Objective: Quote the data exactly, first line to the line containing "var nowIdx = dates.indexOf('2026-06-30');", with no pictures.

Collected data:
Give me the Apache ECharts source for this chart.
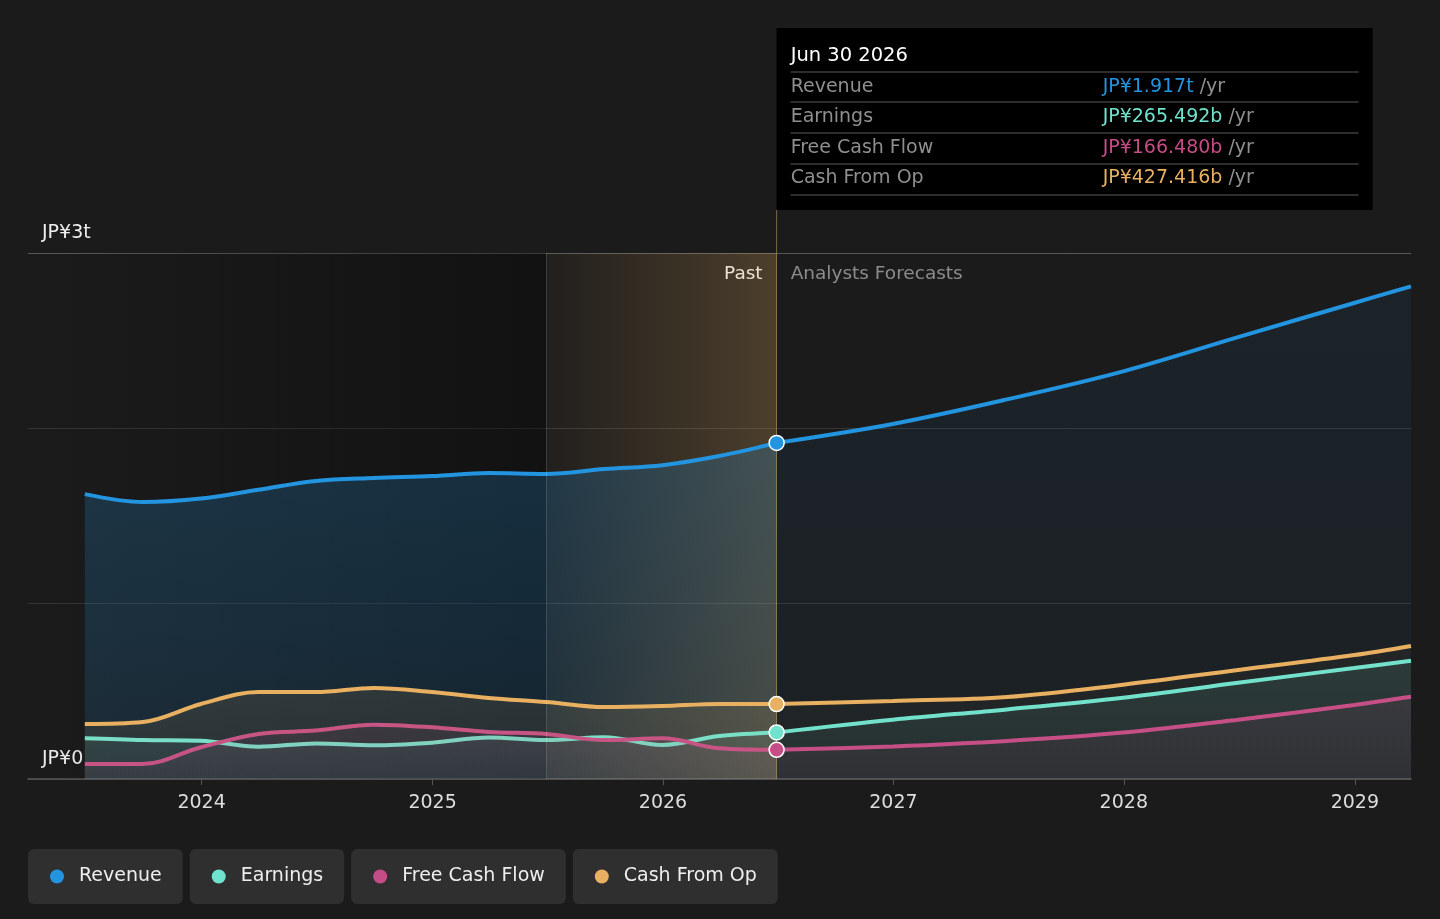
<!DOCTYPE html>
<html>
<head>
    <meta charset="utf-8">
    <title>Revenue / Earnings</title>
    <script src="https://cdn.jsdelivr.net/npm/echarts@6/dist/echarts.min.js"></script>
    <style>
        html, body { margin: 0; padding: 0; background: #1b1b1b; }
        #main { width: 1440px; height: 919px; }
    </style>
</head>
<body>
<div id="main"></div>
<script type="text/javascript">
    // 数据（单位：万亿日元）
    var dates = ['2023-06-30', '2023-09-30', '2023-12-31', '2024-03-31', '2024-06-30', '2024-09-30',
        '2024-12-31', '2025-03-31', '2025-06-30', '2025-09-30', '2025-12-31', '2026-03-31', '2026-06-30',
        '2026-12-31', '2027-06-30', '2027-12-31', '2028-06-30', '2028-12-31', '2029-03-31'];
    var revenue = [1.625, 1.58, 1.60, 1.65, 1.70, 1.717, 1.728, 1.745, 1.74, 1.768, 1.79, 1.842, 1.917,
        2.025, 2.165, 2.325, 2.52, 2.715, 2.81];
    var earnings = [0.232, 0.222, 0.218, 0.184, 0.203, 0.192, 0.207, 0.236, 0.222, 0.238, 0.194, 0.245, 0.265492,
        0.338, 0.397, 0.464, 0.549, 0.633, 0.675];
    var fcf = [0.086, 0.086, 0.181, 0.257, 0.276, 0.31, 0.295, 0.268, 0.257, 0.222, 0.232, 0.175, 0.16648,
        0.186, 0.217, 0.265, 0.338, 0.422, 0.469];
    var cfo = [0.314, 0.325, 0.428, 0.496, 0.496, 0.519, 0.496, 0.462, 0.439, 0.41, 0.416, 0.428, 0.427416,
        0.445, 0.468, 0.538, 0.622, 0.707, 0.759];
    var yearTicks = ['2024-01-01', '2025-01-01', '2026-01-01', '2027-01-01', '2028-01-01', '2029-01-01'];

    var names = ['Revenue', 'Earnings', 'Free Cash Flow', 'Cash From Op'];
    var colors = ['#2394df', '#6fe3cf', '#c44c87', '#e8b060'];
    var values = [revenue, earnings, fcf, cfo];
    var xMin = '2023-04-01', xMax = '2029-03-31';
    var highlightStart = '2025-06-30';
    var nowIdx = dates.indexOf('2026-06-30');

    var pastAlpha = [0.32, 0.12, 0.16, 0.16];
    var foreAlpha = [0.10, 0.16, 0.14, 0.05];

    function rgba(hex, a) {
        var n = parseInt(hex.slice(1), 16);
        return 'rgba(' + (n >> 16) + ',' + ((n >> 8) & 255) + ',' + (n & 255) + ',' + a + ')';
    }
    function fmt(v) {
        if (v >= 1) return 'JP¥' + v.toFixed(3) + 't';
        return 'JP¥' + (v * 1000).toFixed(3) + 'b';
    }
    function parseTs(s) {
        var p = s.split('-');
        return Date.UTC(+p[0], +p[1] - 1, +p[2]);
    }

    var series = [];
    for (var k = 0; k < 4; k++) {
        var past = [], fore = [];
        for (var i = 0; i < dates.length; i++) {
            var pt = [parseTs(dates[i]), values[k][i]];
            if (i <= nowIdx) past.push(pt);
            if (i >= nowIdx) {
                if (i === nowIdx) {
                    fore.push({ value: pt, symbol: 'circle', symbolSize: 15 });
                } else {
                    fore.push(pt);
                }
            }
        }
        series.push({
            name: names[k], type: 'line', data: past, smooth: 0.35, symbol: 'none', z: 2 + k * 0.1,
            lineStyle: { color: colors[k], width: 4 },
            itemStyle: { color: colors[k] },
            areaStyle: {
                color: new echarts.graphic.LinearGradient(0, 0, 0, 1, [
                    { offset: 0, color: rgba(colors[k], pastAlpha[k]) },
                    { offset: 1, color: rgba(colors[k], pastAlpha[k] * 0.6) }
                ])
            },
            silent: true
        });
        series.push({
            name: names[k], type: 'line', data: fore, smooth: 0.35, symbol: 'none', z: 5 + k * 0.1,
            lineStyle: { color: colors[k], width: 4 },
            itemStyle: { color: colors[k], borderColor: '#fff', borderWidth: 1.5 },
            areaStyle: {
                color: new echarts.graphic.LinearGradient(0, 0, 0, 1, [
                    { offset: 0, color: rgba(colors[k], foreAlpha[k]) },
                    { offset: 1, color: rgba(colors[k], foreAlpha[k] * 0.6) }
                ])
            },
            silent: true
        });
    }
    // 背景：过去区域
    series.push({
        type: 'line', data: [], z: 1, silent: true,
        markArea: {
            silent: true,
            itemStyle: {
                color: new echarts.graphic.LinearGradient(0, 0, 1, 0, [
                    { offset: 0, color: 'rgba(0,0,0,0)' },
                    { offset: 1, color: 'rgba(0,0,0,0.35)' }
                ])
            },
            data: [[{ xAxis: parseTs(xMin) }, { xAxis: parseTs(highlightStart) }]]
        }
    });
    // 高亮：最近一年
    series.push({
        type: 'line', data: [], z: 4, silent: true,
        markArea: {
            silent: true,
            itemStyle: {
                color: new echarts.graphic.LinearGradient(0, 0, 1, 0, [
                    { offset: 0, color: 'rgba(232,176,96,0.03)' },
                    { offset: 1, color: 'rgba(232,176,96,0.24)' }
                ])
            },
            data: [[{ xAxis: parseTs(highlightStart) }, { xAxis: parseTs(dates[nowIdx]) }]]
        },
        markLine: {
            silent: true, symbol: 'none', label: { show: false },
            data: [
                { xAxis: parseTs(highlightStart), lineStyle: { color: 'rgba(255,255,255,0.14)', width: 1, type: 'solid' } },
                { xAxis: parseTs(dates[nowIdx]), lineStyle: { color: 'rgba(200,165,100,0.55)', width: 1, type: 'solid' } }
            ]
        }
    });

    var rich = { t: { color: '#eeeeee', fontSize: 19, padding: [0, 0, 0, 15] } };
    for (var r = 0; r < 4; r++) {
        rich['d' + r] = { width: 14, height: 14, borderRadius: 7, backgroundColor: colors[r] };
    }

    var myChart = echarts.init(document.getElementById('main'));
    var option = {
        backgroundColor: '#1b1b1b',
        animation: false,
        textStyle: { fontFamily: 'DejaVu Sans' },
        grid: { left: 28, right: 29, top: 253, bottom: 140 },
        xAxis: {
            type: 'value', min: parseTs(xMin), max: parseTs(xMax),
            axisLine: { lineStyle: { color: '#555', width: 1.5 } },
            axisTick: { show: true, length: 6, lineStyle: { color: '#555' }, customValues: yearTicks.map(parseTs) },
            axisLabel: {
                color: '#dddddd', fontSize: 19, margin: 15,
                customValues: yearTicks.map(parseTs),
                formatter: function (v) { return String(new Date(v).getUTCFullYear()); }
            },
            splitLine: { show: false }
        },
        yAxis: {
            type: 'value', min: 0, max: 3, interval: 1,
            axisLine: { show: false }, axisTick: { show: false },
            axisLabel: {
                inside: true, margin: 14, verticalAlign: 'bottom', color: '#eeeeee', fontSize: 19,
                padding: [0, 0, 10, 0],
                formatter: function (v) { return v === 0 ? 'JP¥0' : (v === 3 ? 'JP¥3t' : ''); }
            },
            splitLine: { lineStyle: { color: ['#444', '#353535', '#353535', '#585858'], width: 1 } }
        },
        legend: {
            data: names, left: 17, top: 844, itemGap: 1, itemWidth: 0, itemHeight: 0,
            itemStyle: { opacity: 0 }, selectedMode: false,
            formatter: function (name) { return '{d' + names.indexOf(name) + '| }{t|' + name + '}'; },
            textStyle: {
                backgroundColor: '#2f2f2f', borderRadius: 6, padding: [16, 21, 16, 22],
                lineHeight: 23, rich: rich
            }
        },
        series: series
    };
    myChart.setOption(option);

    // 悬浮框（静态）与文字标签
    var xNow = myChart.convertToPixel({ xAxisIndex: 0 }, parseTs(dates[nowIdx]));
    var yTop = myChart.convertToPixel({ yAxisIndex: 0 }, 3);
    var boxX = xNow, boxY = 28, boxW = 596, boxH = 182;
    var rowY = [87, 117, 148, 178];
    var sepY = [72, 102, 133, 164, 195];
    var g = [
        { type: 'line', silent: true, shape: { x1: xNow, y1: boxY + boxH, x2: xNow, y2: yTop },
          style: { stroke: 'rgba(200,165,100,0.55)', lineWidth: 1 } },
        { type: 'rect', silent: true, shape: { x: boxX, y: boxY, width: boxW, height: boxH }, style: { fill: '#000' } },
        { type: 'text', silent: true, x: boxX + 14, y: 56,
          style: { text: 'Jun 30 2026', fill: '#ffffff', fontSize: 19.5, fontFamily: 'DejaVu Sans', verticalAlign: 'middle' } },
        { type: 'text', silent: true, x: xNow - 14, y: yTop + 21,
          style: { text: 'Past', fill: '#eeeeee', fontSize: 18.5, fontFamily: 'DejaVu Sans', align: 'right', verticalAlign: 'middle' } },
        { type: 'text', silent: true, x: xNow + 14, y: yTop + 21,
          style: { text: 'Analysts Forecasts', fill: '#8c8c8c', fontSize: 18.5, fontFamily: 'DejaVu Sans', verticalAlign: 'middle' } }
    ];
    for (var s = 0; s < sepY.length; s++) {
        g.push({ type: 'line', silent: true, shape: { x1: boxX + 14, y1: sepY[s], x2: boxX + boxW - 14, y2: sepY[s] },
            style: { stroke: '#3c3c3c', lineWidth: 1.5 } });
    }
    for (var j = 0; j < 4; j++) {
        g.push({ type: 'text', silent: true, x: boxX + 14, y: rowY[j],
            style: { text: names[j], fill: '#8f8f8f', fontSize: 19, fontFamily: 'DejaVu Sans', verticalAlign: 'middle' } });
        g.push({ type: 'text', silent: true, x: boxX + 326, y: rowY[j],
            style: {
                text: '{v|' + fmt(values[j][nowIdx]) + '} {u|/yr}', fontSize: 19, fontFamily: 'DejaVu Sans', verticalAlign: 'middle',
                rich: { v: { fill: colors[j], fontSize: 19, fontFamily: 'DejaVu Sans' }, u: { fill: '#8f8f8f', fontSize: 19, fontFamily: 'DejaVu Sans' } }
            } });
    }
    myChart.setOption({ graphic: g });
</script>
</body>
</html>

Final result:
Give me the Apache ECharts source for this chart.
<!DOCTYPE html>
<html>
<head>
    <meta charset="utf-8">
    <title>Revenue / Earnings</title>
    <script src="https://cdn.jsdelivr.net/npm/echarts@6/dist/echarts.min.js"></script>
    <style>
        html, body { margin: 0; padding: 0; background: #1b1b1b; }
        #main { width: 1440px; height: 919px; }
    </style>
</head>
<body>
<div id="main"></div>
<script type="text/javascript">
    // 数据（单位：万亿日元）
    var dates = ['2023-06-30', '2023-09-30', '2023-12-31', '2024-03-31', '2024-06-30', '2024-09-30',
        '2024-12-31', '2025-03-31', '2025-06-30', '2025-09-30', '2025-12-31', '2026-03-31', '2026-06-30',
        '2026-12-31', '2027-06-30', '2027-12-31', '2028-06-30', '2028-12-31', '2029-03-31'];
    var revenue = [1.625, 1.58, 1.60, 1.65, 1.70, 1.717, 1.728, 1.745, 1.74, 1.768, 1.79, 1.842, 1.917,
        2.025, 2.165, 2.325, 2.52, 2.715, 2.81];
    var earnings = [0.232, 0.222, 0.218, 0.184, 0.203, 0.192, 0.207, 0.236, 0.222, 0.238, 0.194, 0.245, 0.265492,
        0.338, 0.397, 0.464, 0.549, 0.633, 0.675];
    var fcf = [0.086, 0.086, 0.181, 0.257, 0.276, 0.31, 0.295, 0.268, 0.257, 0.222, 0.232, 0.175, 0.16648,
        0.186, 0.217, 0.265, 0.338, 0.422, 0.469];
    var cfo = [0.314, 0.325, 0.428, 0.496, 0.496, 0.519, 0.496, 0.462, 0.439, 0.41, 0.416, 0.428, 0.427416,
        0.445, 0.468, 0.538, 0.622, 0.707, 0.759];
    var yearTicks = ['2024-01-01', '2025-01-01', '2026-01-01', '2027-01-01', '2028-01-01', '2029-01-01'];

    var names = ['Revenue', 'Earnings', 'Free Cash Flow', 'Cash From Op'];
    var colors = ['#2394df', '#6fe3cf', '#c44c87', '#e8b060'];
    var values = [revenue, earnings, fcf, cfo];
    var xMin = '2023-04-01', xMax = '2029-03-31';
    var highlightStart = '2025-06-30';
    var nowIdx = dates.indexOf('2026-06-30');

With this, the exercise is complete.